WHAT IS REQUIRED —
Look through the data below. Pick out the lines holding the string "page".

STORED DATA —

++++

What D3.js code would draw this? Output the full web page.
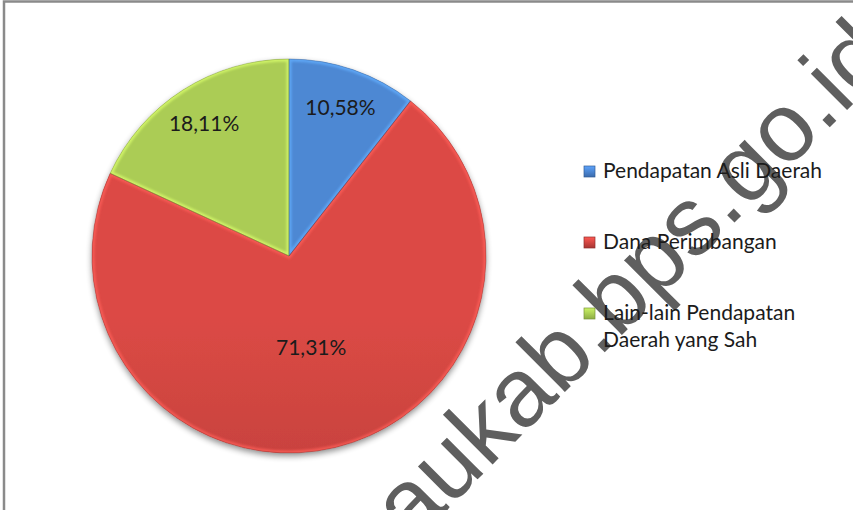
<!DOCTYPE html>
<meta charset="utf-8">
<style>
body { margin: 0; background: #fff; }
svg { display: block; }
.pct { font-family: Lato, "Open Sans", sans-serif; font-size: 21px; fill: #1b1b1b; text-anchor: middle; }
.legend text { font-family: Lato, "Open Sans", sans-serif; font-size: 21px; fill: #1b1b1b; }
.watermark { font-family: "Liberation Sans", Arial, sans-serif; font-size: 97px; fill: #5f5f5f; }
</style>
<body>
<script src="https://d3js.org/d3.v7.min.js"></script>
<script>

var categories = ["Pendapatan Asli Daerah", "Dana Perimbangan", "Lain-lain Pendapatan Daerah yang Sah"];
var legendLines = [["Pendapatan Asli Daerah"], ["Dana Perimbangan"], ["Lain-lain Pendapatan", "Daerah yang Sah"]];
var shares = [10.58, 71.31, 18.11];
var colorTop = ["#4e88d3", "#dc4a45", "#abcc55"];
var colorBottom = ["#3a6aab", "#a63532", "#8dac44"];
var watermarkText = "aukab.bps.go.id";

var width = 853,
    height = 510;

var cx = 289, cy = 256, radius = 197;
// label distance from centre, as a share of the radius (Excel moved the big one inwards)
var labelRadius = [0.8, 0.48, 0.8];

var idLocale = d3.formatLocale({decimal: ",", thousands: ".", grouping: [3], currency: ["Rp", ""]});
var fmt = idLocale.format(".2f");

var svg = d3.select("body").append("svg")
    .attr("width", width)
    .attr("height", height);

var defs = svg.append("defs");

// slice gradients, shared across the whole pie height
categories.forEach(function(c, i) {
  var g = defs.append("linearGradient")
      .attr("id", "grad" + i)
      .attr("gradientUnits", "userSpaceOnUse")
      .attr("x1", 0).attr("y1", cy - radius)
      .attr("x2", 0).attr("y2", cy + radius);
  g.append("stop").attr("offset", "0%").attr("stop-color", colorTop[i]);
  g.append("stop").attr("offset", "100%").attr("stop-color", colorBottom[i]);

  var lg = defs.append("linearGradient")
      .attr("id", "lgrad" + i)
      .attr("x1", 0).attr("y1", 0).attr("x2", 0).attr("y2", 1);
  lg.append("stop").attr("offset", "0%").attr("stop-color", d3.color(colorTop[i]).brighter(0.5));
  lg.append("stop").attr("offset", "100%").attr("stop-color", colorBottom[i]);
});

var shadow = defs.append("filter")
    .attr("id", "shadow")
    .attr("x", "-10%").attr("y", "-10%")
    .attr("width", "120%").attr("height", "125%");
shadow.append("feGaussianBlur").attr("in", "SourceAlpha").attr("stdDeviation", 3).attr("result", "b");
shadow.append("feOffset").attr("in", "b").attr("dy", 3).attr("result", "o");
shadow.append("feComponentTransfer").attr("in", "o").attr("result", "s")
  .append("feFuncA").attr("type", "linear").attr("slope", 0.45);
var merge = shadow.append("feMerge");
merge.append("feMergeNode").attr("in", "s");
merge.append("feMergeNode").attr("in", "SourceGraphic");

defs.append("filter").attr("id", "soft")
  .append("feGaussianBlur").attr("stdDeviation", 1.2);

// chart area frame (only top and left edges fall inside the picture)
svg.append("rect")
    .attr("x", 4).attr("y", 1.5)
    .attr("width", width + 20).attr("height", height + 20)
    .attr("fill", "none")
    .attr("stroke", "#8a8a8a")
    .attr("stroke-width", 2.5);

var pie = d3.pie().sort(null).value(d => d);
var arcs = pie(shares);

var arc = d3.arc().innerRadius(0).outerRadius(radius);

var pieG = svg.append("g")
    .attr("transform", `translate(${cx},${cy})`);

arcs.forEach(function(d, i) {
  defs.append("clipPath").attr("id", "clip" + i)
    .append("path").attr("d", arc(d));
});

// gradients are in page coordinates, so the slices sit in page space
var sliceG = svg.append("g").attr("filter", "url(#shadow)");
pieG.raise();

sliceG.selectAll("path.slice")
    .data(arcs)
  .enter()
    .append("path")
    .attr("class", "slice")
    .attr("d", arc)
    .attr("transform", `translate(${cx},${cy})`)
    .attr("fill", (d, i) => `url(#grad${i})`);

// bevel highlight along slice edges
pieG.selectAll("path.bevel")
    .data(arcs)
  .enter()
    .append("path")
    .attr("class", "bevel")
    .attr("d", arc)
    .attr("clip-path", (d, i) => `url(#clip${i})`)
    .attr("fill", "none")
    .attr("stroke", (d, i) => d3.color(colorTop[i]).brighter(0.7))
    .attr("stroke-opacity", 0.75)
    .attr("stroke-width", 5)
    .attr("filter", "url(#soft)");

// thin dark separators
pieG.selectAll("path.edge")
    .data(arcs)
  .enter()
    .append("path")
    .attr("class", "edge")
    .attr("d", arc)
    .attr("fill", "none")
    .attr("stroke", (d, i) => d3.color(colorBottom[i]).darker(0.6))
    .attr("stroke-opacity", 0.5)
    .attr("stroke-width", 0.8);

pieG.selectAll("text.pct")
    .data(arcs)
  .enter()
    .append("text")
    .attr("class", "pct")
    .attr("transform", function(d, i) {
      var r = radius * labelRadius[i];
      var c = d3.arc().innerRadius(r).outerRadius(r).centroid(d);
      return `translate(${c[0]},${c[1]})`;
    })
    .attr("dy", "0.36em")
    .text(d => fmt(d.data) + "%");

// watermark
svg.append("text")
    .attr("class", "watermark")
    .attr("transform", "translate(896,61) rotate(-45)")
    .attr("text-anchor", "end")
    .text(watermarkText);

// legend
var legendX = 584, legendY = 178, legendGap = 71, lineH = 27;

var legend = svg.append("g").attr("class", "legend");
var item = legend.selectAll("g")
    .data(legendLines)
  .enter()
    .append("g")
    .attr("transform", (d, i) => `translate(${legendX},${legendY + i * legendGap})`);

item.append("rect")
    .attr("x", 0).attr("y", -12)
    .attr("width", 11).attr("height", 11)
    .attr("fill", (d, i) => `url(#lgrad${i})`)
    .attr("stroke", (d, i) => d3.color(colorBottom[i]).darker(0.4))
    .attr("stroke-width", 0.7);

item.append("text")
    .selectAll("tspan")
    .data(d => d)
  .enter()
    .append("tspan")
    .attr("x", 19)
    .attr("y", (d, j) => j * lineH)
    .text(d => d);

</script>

++++

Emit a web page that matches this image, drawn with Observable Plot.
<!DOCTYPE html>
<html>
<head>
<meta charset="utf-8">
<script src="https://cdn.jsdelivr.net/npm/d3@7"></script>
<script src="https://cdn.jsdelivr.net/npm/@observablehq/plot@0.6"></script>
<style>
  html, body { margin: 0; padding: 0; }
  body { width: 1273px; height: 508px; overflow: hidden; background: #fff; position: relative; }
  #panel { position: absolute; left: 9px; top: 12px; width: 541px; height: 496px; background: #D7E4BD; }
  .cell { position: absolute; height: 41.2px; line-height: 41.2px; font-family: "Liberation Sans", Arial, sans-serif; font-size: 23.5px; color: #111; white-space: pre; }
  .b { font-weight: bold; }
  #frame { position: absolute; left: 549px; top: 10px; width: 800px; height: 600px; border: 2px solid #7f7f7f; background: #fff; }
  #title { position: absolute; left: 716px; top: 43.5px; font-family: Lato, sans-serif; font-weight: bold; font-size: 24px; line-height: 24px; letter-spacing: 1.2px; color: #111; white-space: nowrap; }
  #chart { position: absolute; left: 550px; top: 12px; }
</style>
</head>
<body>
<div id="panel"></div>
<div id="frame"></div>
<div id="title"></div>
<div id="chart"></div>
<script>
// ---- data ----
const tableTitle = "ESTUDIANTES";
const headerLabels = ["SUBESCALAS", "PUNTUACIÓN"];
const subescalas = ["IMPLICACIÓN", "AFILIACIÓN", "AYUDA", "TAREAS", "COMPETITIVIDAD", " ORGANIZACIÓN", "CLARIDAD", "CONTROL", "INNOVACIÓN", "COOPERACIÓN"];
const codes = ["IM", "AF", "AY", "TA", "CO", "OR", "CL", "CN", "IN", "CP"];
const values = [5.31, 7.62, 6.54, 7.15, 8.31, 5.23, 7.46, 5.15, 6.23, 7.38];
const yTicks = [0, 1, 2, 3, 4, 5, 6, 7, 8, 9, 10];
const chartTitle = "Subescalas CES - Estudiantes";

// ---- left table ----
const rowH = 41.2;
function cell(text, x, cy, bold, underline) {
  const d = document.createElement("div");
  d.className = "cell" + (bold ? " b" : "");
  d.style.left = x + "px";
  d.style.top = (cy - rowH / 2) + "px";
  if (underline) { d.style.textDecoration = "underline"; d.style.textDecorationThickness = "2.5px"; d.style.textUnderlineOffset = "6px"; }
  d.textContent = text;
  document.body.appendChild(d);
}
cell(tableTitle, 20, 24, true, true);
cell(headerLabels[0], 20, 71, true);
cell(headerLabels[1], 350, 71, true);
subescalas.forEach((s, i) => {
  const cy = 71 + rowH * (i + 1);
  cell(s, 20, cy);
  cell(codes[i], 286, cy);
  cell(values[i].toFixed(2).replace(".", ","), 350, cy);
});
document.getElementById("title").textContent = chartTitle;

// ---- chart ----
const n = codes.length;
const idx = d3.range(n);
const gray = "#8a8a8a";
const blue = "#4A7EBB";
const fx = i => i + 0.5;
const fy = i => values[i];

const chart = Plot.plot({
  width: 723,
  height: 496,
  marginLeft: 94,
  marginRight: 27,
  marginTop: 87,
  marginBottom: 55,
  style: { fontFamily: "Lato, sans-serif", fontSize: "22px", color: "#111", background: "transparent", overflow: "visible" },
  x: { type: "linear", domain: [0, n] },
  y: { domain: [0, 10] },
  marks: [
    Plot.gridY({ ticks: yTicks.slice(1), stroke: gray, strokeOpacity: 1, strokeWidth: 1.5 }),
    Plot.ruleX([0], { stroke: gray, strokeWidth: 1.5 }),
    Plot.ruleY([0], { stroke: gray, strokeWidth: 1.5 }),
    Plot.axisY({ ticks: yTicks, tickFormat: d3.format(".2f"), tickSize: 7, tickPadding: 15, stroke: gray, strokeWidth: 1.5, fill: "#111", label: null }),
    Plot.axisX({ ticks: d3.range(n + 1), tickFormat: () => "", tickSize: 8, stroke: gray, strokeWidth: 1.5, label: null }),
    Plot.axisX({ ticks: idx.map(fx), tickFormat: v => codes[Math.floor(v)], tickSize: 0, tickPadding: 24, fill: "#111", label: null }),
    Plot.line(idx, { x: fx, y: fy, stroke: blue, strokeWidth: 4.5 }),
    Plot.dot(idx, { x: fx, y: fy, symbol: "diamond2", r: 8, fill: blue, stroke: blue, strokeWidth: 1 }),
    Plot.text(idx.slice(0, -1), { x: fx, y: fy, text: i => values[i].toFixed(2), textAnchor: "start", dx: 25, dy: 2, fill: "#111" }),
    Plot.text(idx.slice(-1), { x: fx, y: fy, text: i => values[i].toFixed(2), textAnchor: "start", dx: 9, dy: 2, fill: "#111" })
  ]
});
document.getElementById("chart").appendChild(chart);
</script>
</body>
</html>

++++

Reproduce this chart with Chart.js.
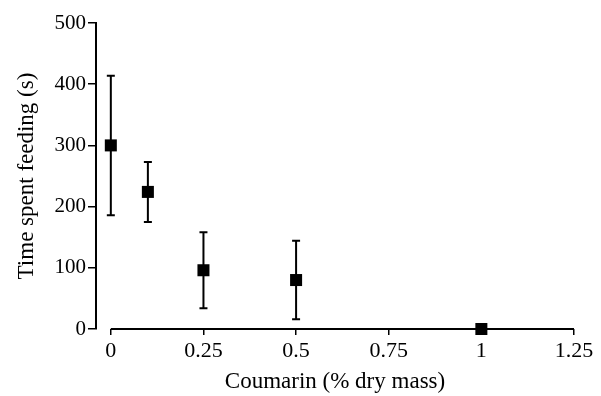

++++

OUTPUT OF THE TASK —
What D3.js code would draw this? Output the full web page.
// gradients are in page coordinates, so the slices sit in page space
Emit a web page that matches this image, drawn with Observable Plot.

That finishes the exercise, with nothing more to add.